Frankfurt's DAX 30 closed one per cent higher to 11,449.30 points, and the CAC 40 index in Paris won 0.94 per cent to 4,963.51 points compared with Wednesday's close.

"Whilst the eurozone indices didn't lose their morning gains, neither did they explode and build on the growth they had seen before the (ECB) conference began," says Spreadex analyst Connor Campbell in a market report.

"It appears that the very existence of the ECB conference this afternoon did more for the markets than its content.

What did proceed as expected was the demise of the euro; the currency hit even fresher 11 year lows during Mr Draghi's conference, and can expect to lose more once the bond buying begins next week." US stocks opened higher ending a two-day downturn Thursday, with AbbVie's US$21 billion takeover of cancer drug developer Pharmacyclics giving a charge to buyers.

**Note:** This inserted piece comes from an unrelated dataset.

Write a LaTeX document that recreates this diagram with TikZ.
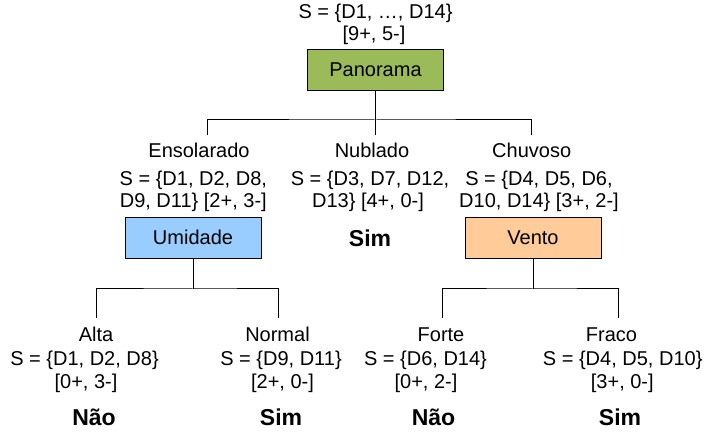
\documentclass[tikz,border=0pt]{standalone}
\usepackage{fontspec}
\setmainfont{Liberation Sans}
\definecolor{pgreen}{RGB}{155,187,89}
\definecolor{pblue}{RGB}{153,204,255}
\definecolor{porange}{RGB}{255,204,153}
\tikzset{
  lbl/.style={anchor=base, inner sep=0pt, font=\fontsize{20}{23}\selectfont},
  leaf/.style={anchor=base, inner sep=0pt, font=\fontsize{23}{27}\selectfont\bfseries},
  attr/.style={draw=black, line width=1pt, minimum width=136pt, minimum height=41pt, inner sep=0pt, font=\fontsize{20}{23}\selectfont},
  edge/.style={draw=black, line width=1pt}
}
\begin{document}
\begin{tikzpicture}[x=1pt,y=-1pt]
\useasboundingbox (0,0) rectangle (716,435);
% root
\node[lbl] (rs) at (375.5,18.5) {S = \{D1, …, D14\}};
\node[lbl] (rc) at (374,40.5) {[9+, 5-]};
\node[attr, fill=pgreen] (pan) at (375.5,69.7) {Panorama};
\coordinate (j0) at (375.5,120);
\coordinate (e1) at (207,135);
\coordinate (e2) at (375.5,135);
\coordinate (e3) at (531.5,135);
\draw[edge] (pan.south) -- (j0);
\draw[edge] (e1) |- (j0) -| (e3);
\draw[edge] (j0) -- (e2);
% Ensolarado
\node[lbl] (ens) at (199,158) {Ensolarado};
\node[lbl] (ens1) at (193.3,186) {S = \{D1, D2, D8,};
\node[lbl] (ens2) at (193.3,208) {D9, D11\} [2+, 3-]};
\node[attr, fill=pblue] (umi) at (193,237.8) {Umidade};
% Nublado
\node[lbl] (nub) at (372,158) {Nublado};
\node[lbl] (nub1) at (370,186) {S = \{D3, D7, D12,};
\node[lbl] (nub2) at (368,208) {D13\} [4+, 0-]};
\node[leaf] (nubl) at (370,246.5) {Sim};
% Chuvoso
\node[lbl] (chu) at (531.7,158) {Chuvoso};
\node[lbl] (chu1) at (539,186) {S = \{D4, D5, D6,};
\node[lbl] (chu2) at (539,208) {D10, D14\} [3+, 2-]};
\node[attr, fill=porange] (ven) at (533,237.8) {Vento};
% Umidade branches
\coordinate (j1) at (193,289);
\coordinate (u1) at (96,318);
\coordinate (u2) at (278.3,318);
\draw[edge] (umi.south) -- (j1);
\draw[edge] (u1) |- (j1) -| (u2);
% Vento branches
\coordinate (j2) at (533,289);
\coordinate (v1) at (442.7,318);
\coordinate (v2) at (618.3,318);
\draw[edge] (ven.south) -- (j2);
\draw[edge] (v1) |- (j2) -| (v2);
% Alta
\node[lbl] (alt) at (96,342) {Alta};
\node[lbl] (alt1) at (84.5,365.5) {S = \{D1, D2, D8\}};
\node[lbl] (alt2) at (86,388.5) {[0+, 3-]};
\node[leaf] (altl) at (94,426) {Não};
% Normal
\node[lbl] (nor) at (277.5,342) {Normal};
\node[lbl] (nor1) at (281,365.5) {S = \{D9, D11\}};
\node[lbl] (nor2) at (282.5,388.5) {[2+, 0-]};
\node[leaf] (norl) at (281,426) {Sim};
% Forte
\node[lbl] (for) at (441,342) {Forte};
\node[lbl] (for1) at (425.5,365.5) {S = \{D6, D14\}};
\node[lbl] (for2) at (426,388.5) {[0+, 2-]};
\node[leaf] (forl) at (433.5,426) {Não};
% Fraco
\node[lbl] (fra) at (611.5,342) {Fraco};
\node[lbl] (fra1) at (622.7,365.5) {S = \{D4, D5, D10\}};
\node[lbl] (fra2) at (622.3,388.5) {[3+, 0-]};
\node[leaf] (fral) at (620,426) {Sim};
\end{tikzpicture}
\end{document}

The Dow Jones Industrial Average was up 0.17 per cent at 18,127.76 in late-morning trading.

The broad-based S&P 500 slipped 0.44 per cent to 2,098.53, while the tech-rich Nasdaq Composite rose 0.25 per cent to 4,979.36.

Outlook for coming days may be hinged to market expectations of how the ECB's bond buying effort will play out.

"Central banks have been the driving force behind the booming stock markets over the past few years and now it is the ECB's turn to flood the financial system with money," said David Madden, market analyst at IG trading group.

The massive central bank purchases reduce returns on bonds for investors, who instead turn to stocks.

Focus was also on China on Thursday, which lowered its 2015 economic growth target to "around seven per cent", scaling down expectations in the face of "formidable" difficulties for the world's second-largest economy after its decades-long boom.

The figure announced by Premier Li Keqiang is the lowest since a similar goal in 2004 and comes after China's gross domestic product (GDP) expanded 7.4 per cent in 2014, the slowest pace in 24 years. Last year's target was "about 7.5 per cent".

The cut was widely expected by economists and reflects the reality of a multi-year slowdown in the Asian giant that has seen it come off regular annual double-digit expansions.